[MLton] WideChar
Wesley W. Terpstra
terpstra@gkec.tu-darmstadt.de
Sat, 11 Dec 2004 02:05:23 +0100
On Fri, Dec 10, 2004 at 07:40:28PM -0500, Adam Goode wrote:
> Case conversion is not too bad (in the simple case), and the
> UnicodeData.txt file gives these "simple" case mappings. Most characters
> don't have a notion of a case mapping, including the characters with
> ord x < 128.
>
> Right now, toUpper and toLower return the character unchanged if it
> doesn't have a corresponding mapping. Shouldn't this just be the
> behavior for the WideChar functions?
I suppose that makes sense.
So, you would leave ß as ß when converting toUpper in WideChar?

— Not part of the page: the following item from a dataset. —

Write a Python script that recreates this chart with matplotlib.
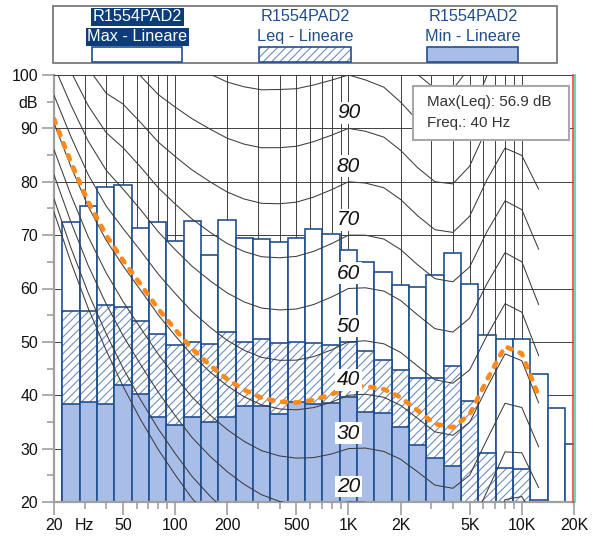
import numpy as np
import matplotlib.pyplot as plt
import matplotlib.transforms as mtransforms
from matplotlib.patches import Rectangle
from matplotlib.ticker import FixedLocator, FixedFormatter

plt.rcParams['font.family'] = ['Liberation Sans', 'DejaVu Sans']
plt.rcParams['hatch.linewidth'] = 0.8

# 1/3 octave bands, dB (values below 20 are not visible on the chart)
BANDS_HZ = [25, 31.5, 40, 50, 63, 80, 100, 125, 160, 200, 250, 315, 400, 500, 630,
            800, 1000, 1250, 1600, 2000, 2500, 3150, 4000, 5000, 6300, 8000, 10000,
            12500, 16000, 20000]
LMAX = [72.5, 75.5, 79.0, 79.4, 71.4, 72.5, 68.9, 72.7, 66.3, 72.9, 69.5, 69.3, 68.8,
        69.4, 71.2, 70.2, 67.2, 65.0, 63.1, 60.6, 60.3, 62.5, 66.7, 60.8, 51.3, 50.5,
        50.5, 44.0, 37.6, 30.9]
LEQ = [55.8, 55.7, 56.9, 56.6, 53.9, 51.5, 49.4, 49.9, 49.6, 51.8, 49.9, 50.5, 49.7,
       49.9, 49.7, 49.4, 49.9, 48.3, 46.6, 44.8, 43.2, 43.2, 45.5, 38.9, 29.1, 26.3,
       26.1, 20.4, 19.0, 18.0]
LMIN = [38.3, 38.8, 38.4, 42.0, 40.2, 35.9, 34.5, 35.9, 34.9, 35.9, 37.9, 38.0, 36.5,
        38.7, 38.3, 38.5, 39.7, 36.9, 36.7, 34.1, 30.7, 28.3, 26.8, 19.0, 18.0, 17.0,
        17.0, 15.0, 13.0, 11.0]

# ISO 226:1987 equal-loudness parameters
ISO_FREQ = [20, 25, 31.5, 40, 50, 63, 80, 100, 125, 160, 200, 250, 315, 400, 500, 630,
            800, 1000, 1250, 1600, 2000, 2500, 3150, 4000, 5000, 6300, 8000, 10000, 12500]
ISO_AF = [2.347, 2.190, 2.050, 1.879, 1.724, 1.579, 1.512, 1.466, 1.426, 1.394, 1.372,
          1.344, 1.304, 1.256, 1.203, 1.135, 1.062, 1.000, 0.967, 0.943, 0.932, 0.933,
          0.937, 0.952, 0.974, 1.027, 1.135, 1.266, 1.501]
ISO_BF = [0.00561, 0.00527, 0.00481, 0.00404, 0.00383, 0.00286, 0.00259, 0.00257,
          0.00256, 0.00255, 0.00254, 0.00248, 0.00229, 0.00201, 0.00162, 0.00111,
          0.00052, 0.0, -0.00039, -0.00067, -0.00092, -0.00105, -0.00104, -0.00088,
          -0.00055, 0.0, 0.00089, 0.00211, 0.00488]
ISO_TF = [74.3, 65.0, 56.3, 48.4, 41.7, 35.5, 29.8, 25.1, 20.7, 16.8, 13.8, 11.2, 8.9,
          7.2, 6.0, 5.0, 4.4, 4.2, 3.7, 2.6, 1.0, -1.2, -3.6, -3.9, -1.1, 6.6, 15.3,
          16.4, 11.6]
PHON_LINES = [4.2, 10, 20, 30, 40, 50, 60, 70, 80, 90, 100, 110]
PHON_LABELS = [20, 30, 40, 50, 60, 70, 80, 90]
LOUDNESS_PHON = 41.5

XTICKS_MAJOR = [20, 50, 100, 200, 500, 1000, 2000, 5000, 10000, 20000]
XTICK_LABELS = ['20', '50', '100', '200', '500', '1K', '2K', '5K', '10K', '20K']
XTICKS_MINOR = [30, 40, 60, 70, 80, 90, 300, 400, 600, 700, 800, 900,
                3000, 4000, 6000, 7000, 8000, 9000]
YTICKS = [20, 30, 40, 50, 60, 70, 80, 90, 100]
YTICKS_MINOR = [25, 35, 45, 55, 65, 75, 85, 95]

LEGEND_TOP = ['R1554PAD2', 'R1554PAD2', 'R1554PAD2']
LEGEND_BOT = ['Max - Lineare', 'Leq - Lineare', 'Min - Lineare']

EDGE = '#21508f'
HATCH_C = '#6f8dc0'
MIN_FILL = '#a9bde9'
GRID_C = '#404040'
AX_GRAY = '#a0a0a0'

W, H = 607, 540


def phon_curve(phon):
    af = np.array(ISO_AF)
    bf = np.array(ISO_BF)
    tf = np.array(ISO_TF)
    ln = phon - 4.2
    return tf + ln / (af - bf * ln)


def fx(x):
    return x / W


def fy(y):
    return 1 - y / H


fig = plt.figure(figsize=(W / 100, H / 100), dpi=100)
ax = fig.add_axes([fx(54), fy(502), 520 / W, 427 / H])

ax.set_xscale('log')
ax.set_xlim(20, 20000)
ax.set_ylim(20, 100)

# bands
centers = 10 ** (np.round(10 * np.log10(BANDS_HZ)) / 10)
lo = centers * 10 ** -0.05
wid = centers * 10 ** 0.05 - lo


def draw_bars(vals, **kw):
    v = np.array(vals)
    m = v > 20
    ax.bar(lo[m], v[m] - 20, width=wid[m], bottom=20, align='edge', **kw)


draw_bars(LMAX, facecolor='white', edgecolor=EDGE, linewidth=1.2, zorder=2)
draw_bars(LEQ, facecolor='white', edgecolor=HATCH_C, hatch='////', linewidth=0, zorder=2.1)
draw_bars(LEQ, facecolor='none', edgecolor=EDGE, linewidth=1.2, zorder=2.2)
draw_bars(LMIN, facecolor=MIN_FILL, edgecolor=EDGE, linewidth=1.2, zorder=2.3)

# equal loudness contours
for p in PHON_LINES:
    ax.plot(ISO_FREQ, phon_curve(p), color='#3c3c3c', lw=0.75, zorder=3)

ax.plot(ISO_FREQ, phon_curve(LOUDNESS_PHON), color='#ff8a1c', lw=3.4,
        linestyle=(0, (0.9, 1.85)), dash_capstyle='round', zorder=4)

for p in PHON_LABELS:
    ax.text(1000, p + 2.9, str(p), ha='center', va='center', fontsize=15,
            style='italic', color='#111111', zorder=5,
            bbox=dict(facecolor='white', edgecolor='none', pad=1.0))

# grid / ticks
ax.set_axisbelow(True)
ax.xaxis.set_major_locator(FixedLocator(XTICKS_MAJOR))
ax.xaxis.set_major_formatter(FixedFormatter(XTICK_LABELS))
ax.xaxis.set_minor_locator(FixedLocator(XTICKS_MINOR))
ax.xaxis.set_minor_formatter(FixedFormatter(['Hz'] + [''] * (len(XTICKS_MINOR) - 1)))
ax.yaxis.set_major_locator(FixedLocator(YTICKS))
ax.yaxis.set_major_formatter(FixedFormatter([str(t) for t in YTICKS]))
ax.yaxis.set_minor_locator(FixedLocator(YTICKS_MINOR))
ax.yaxis.set_minor_formatter(FixedFormatter([''] * 7 + ['dB']))

ax.grid(which='major', axis='both', color=GRID_C, lw=0.7)
ax.grid(which='minor', axis='x', color=GRID_C, lw=0.7)

ax.tick_params(which='major', length=9, width=1.2, color=AX_GRAY, labelsize=11.5,
               labelcolor='#111111', pad=2.5)
ax.tick_params(which='minor', length=5, width=1.2, color=AX_GRAY, labelsize=11.5,
               labelcolor='#111111', pad=6.5)

for s in ['left', 'bottom']:
    ax.spines[s].set_color(AX_GRAY)
    ax.spines[s].set_linewidth(1.6)
ax.spines['top'].set_color(GRID_C)
ax.spines['top'].set_linewidth(0.7)
ax.spines['right'].set_visible(False)

# cursor lines at the right edge
tr_red = mtransforms.offset_copy(ax.get_xaxis_transform(), fig=fig, x=-1.2, units='dots')
tr_green = mtransforms.offset_copy(ax.get_xaxis_transform(), fig=fig, x=0.6, units='dots')
ax.plot([20000, 20000], [0, 1], transform=tr_red, color='#ff3030', lw=1.1,
        clip_on=False, zorder=6)
ax.plot([20000, 20000], [0, 1], transform=tr_green, color='#2ad8a0', lw=1.1,
        clip_on=False, zorder=6)

# info box
fig.add_artist(Rectangle((fx(412.7), fy(140)), (569.3 - 412.7) / W, 54 / H,
                         transform=fig.transFigure, facecolor='white',
                         edgecolor='#a8a8a8', lw=1.5, zorder=10))
fig.text(fx(427.3), fy(101.7), 'Max(Leq): %.1f dB' % max(LEQ), ha='left', va='center',
         fontsize=10.9, color='#333333', zorder=11)
fig.text(fx(427.3), fy(123.3), 'Freq.: %g Hz' % BANDS_HZ[int(np.argmax(LEQ))],
         ha='left', va='center', fontsize=10.9, color='#333333', zorder=11)

# legend
fig.add_artist(Rectangle((fx(53.3), fy(63.3)), 504 / W, 57.8 / H,
                         transform=fig.transFigure, facecolor='white',
                         edgecolor='#707070', lw=1.2, zorder=10))
leg_x = [137.3, 305.0, 473.3]
patch_x = [(92.3, 182.3), (259.3, 350.7), (427.3, 518.3)]
for i in range(3):
    if i == 0:
        kw = dict(color='white', bbox=dict(facecolor='#0b3c7c', edgecolor='none', pad=1.2))
    else:
        kw = dict(color='#1f4e8a')
    fig.text(fx(leg_x[i]), fy(16.7), LEGEND_TOP[i], ha='center', va='center',
             fontsize=11.7, zorder=11, **kw)
    fig.text(fx(leg_x[i]), fy(36.7), LEGEND_BOT[i], ha='center', va='center',
             fontsize=11.7, zorder=11, **kw)
    x0, x1 = patch_x[i]
    rect = dict(transform=fig.transFigure, zorder=11)
    if i == 0:
        fig.add_artist(Rectangle((fx(x0), fy(61.7)), (x1 - x0) / W, 15 / H,
                                 facecolor='white', edgecolor=EDGE, lw=1.2, **rect))
    elif i == 1:
        fig.add_artist(Rectangle((fx(x0), fy(61.7)), (x1 - x0) / W, 15 / H,
                                 facecolor='white', edgecolor=HATCH_C, hatch='////',
                                 lw=0, **rect))
        fig.add_artist(Rectangle((fx(x0), fy(61.7)), (x1 - x0) / W, 15 / H,
                                 facecolor='none', edgecolor=EDGE, lw=1.2, **rect))
    else:
        fig.add_artist(Rectangle((fx(x0), fy(61.7)), (x1 - x0) / W, 15 / H,
                                 facecolor=MIN_FILL, edgecolor=EDGE, lw=1.2, **rect))

fig.savefig('out.png', dpi=100)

> In general, you don't worry that much about locales when you are working
> at the level of individual characters. But there are exceptions. For
> example, the letter I. In Turkish, U+0069 LATIN SMALL LETTER I (i) maps
> to U+0130 LATIN CAPITAL LETTER I WITH DOT ABOVE (İ), not to LATIN
> CAPITAL LETTER I (I). And U+0049 LATIN CAPITAL LETTER I (I) maps to U
> +0131 LATIN SMALL LETTER DOTLESS I (ı). Yikes.
That is nasty.
So, why not put these things in the locale and provide the Unicode
defined classes and conversions in the WideChar.is* .toUpper/Lower?
So, you get Unicode behaviour in WideChar+Char, but if you want
locale-correct conversions for German or Turkish, you use:
signature LOCALE =
sig
...
val toLower: t -> char -> string
val isUpper: t -> char -> bool
end
More suggestions?
--
Wesley W. Terpstra <wesley@terpstra.ca>